## start Records shown

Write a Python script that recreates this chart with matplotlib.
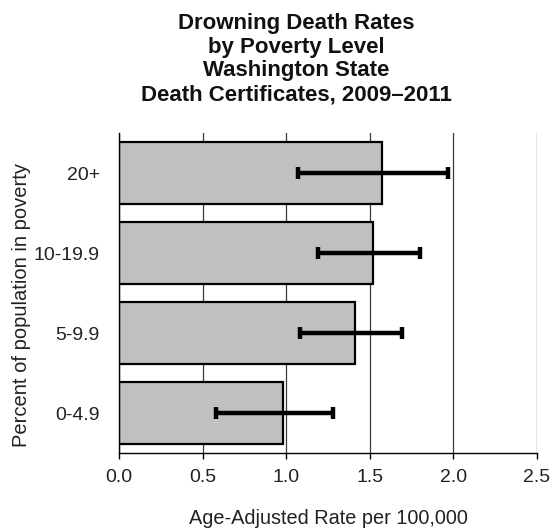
import matplotlib
matplotlib.use("Agg")
import matplotlib.pyplot as plt

categories = ["0-4.9", "5-9.9", "10-19.9", "20+"]
rates = [0.98, 1.41, 1.52, 1.57]
ci_low = [0.58, 1.08, 1.19, 1.07]
ci_high = [1.28, 1.69, 1.80, 1.97]
xticks = [0.0, 0.5, 1.0, 1.5, 2.0, 2.5]
title = "Drowning Death Rates\nby Poverty Level\nWashington State\nDeath Certificates, 2009\u20132011"

plt.rcParams['font.family'] = ['Liberation Sans', 'DejaVu Sans']

W, H = 555, 529
fig = plt.figure(figsize=(W / 100, H / 100), dpi=100)
ax = fig.add_axes([119.3 / W, 1 - 453.3 / H, (537 - 119.3) / W, (453.3 - 133) / H])

y = list(range(len(categories)))
err = [[r - lo for r, lo in zip(rates, ci_low)], [hi - r for r, hi in zip(rates, ci_high)]]
ax.barh(y, rates, height=0.775, color="#c0c0c0", edgecolor="black", linewidth=1.6, zorder=2)
ax.errorbar(rates, y, xerr=err, fmt="none", ecolor="black", elinewidth=3.2,
            capsize=4.5, capthick=3.2, zorder=3)

ax.set_xlim(0, 2.5)
ax.set_ylim(-0.5, len(categories) - 0.5)
ax.set_xticks(xticks)
ax.set_xticklabels([f"{v:.1f}" for v in xticks])
ax.set_yticks(y)
ax.set_yticklabels(categories)
ax.grid(axis="x", color="#3a3a3a", linewidth=0.9, zorder=0)
ax.set_axisbelow(True)
for s in ["top", "right"]:
    ax.spines[s].set_visible(False)
ax.spines["left"].set_linewidth(1.0)
ax.spines["bottom"].set_linewidth(1.0)
ax.tick_params(axis="x", direction="out", length=4, width=1.0, labelsize=14,
               labelcolor="#222222", pad=7)
ax.tick_params(axis="y", length=0, labelsize=14, labelcolor="#222222", pad=14)

ax.set_xlabel("Age-Adjusted Rate per 100,000", fontsize=14.3, color="#222222", labelpad=17)
fig.text(22 / W, 1 - 305 / H, "Percent of population in poverty", rotation=90,
         ha="center", va="center", fontsize=14.5, color="#222222")

fig.text(296 / W, 1 - 59 / H, title, ha="center", va="center", fontsize=16,
         fontweight="bold", linespacing=1.17, color="#111111")

fig.savefig("out.png", dpi=100)
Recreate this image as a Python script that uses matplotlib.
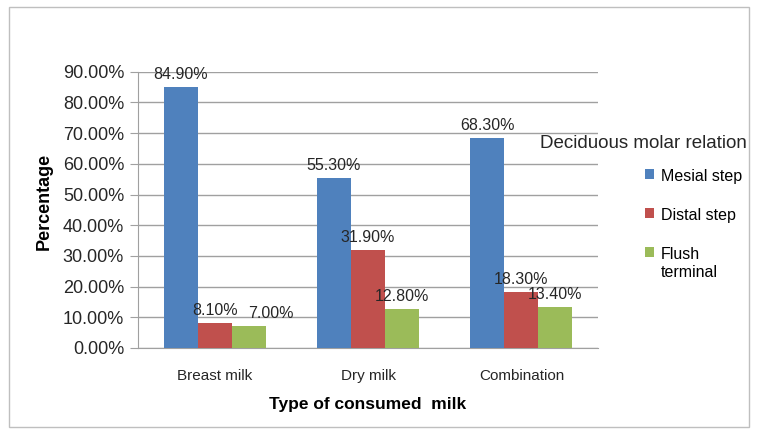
import numpy as np
import matplotlib.pyplot as plt
from matplotlib.patches import Rectangle

plt.rcParams['font.family'] = ['Liberation Sans', 'DejaVu Sans']

## categories and series (percent)
milk_types = ["Breast milk", "Dry milk", "Combination"]
series_names = ["Mesial step", "Distal step", "Flush\nterminal"]
mesial = [84.9, 55.3, 68.3]
distal = [8.1, 31.9, 18.3]
flush = [7.0, 12.8, 13.4]
yticks = [0, 10, 20, 30, 40, 50, 60, 70, 80, 90]

colors = ["#4F81BD", "#C0504D", "#9BBB59"]

fig = plt.figure(figsize=(7.58, 4.30), dpi=100)
ax = fig.add_axes([0.182, 0.191, 0.607, 0.642])

# grey frame round the whole chart
fig.patches.append(Rectangle((0.012, 0.008), 0.976, 0.976, transform=fig.transFigure,
                             fill=False, edgecolor="#BFBFBF", linewidth=1.0))

x = np.arange(len(milk_types))
w = 0.222
all_series = [mesial, distal, flush]

for i, vals in enumerate(all_series):
    pos = x + (i - 1) * w
    ax.bar(pos, vals, width=w, color=colors[i], label=series_names[i], zorder=3)
    for j, v in enumerate(vals):
        dx = 0
        # last small label sits a bit to the right
        if i == 2 and j == 0:
            dx = 16
        ax.annotate(f"{v:.2f}%", (pos[j], v), xytext=(dx, 9), textcoords="offset points",
                    ha="center", va="center", fontsize=11.5, color="#262626", zorder=4)

ax.set_xlim(-0.5, 2.5)
ax.set_ylim(0, 90)
ax.set_yticks(yticks)
ax.set_yticklabels([f"{t:.2f}%" for t in yticks], fontsize=13, color="#262626")
ax.set_xticks(x)
ax.set_xticklabels(milk_types, fontsize=11, color="#262626")
ax.tick_params(axis="x", length=0, pad=15)
ax.tick_params(axis="y", length=6, color="#A0A0A0", pad=4)

ax.grid(axis="y", color="#A0A0A0", linewidth=1.0, zorder=0)
for s in ["top", "right"]:
    ax.spines[s].set_visible(False)
for s in ["left", "bottom"]:
    ax.spines[s].set_color("#A0A0A0")

ax.set_xlabel("Type of consumed  milk", fontsize=12.5, fontweight="bold", labelpad=10)
ax.set_ylabel("Percentage", fontsize=13, fontweight="bold")
ax.yaxis.set_label_coords(-0.185, 0.53)

fig.text(0.712, 0.667, "Deciduous molar relation", fontsize=13.5, color="#262626",
         ha="left", va="center")
leg = ax.legend(loc="upper left", bbox_to_anchor=(0.84, 0.625), bbox_transform=fig.transFigure,
                frameon=False, fontsize=11.5, handlelength=0.6, handleheight=0.6,
                handletextpad=0.4, labelspacing=1.5, borderpad=0)
# put the colour square beside the first line of a wrapped label
for col in leg._legend_handle_box.get_children():
    for item in col.get_children():
        item.align = "top"

fig.savefig("out.png", dpi=100)
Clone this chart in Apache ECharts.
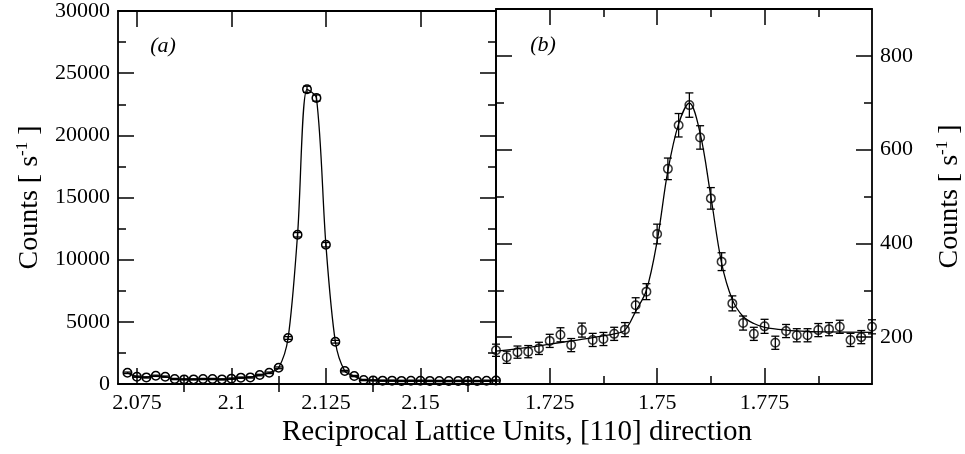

## end Records shown

**Goal:** Repeat the listing above from its first line through the line that contains "ax = fig.add_axes([119.3", both included, and nothing more. Drop the pictures.

**Solved exercise:**
Write a Python script that recreates this chart with matplotlib.
import matplotlib
matplotlib.use("Agg")
import matplotlib.pyplot as plt

categories = ["0-4.9", "5-9.9", "10-19.9", "20+"]
rates = [0.98, 1.41, 1.52, 1.57]
ci_low = [0.58, 1.08, 1.19, 1.07]
ci_high = [1.28, 1.69, 1.80, 1.97]
xticks = [0.0, 0.5, 1.0, 1.5, 2.0, 2.5]
title = "Drowning Death Rates\nby Poverty Level\nWashington State\nDeath Certificates, 2009\u20132011"

plt.rcParams['font.family'] = ['Liberation Sans', 'DejaVu Sans']

W, H = 555, 529
fig = plt.figure(figsize=(W / 100, H / 100), dpi=100)
ax = fig.add_axes([119.3 / W, 1 - 453.3 / H, (537 - 119.3) / W, (453.3 - 133) / H])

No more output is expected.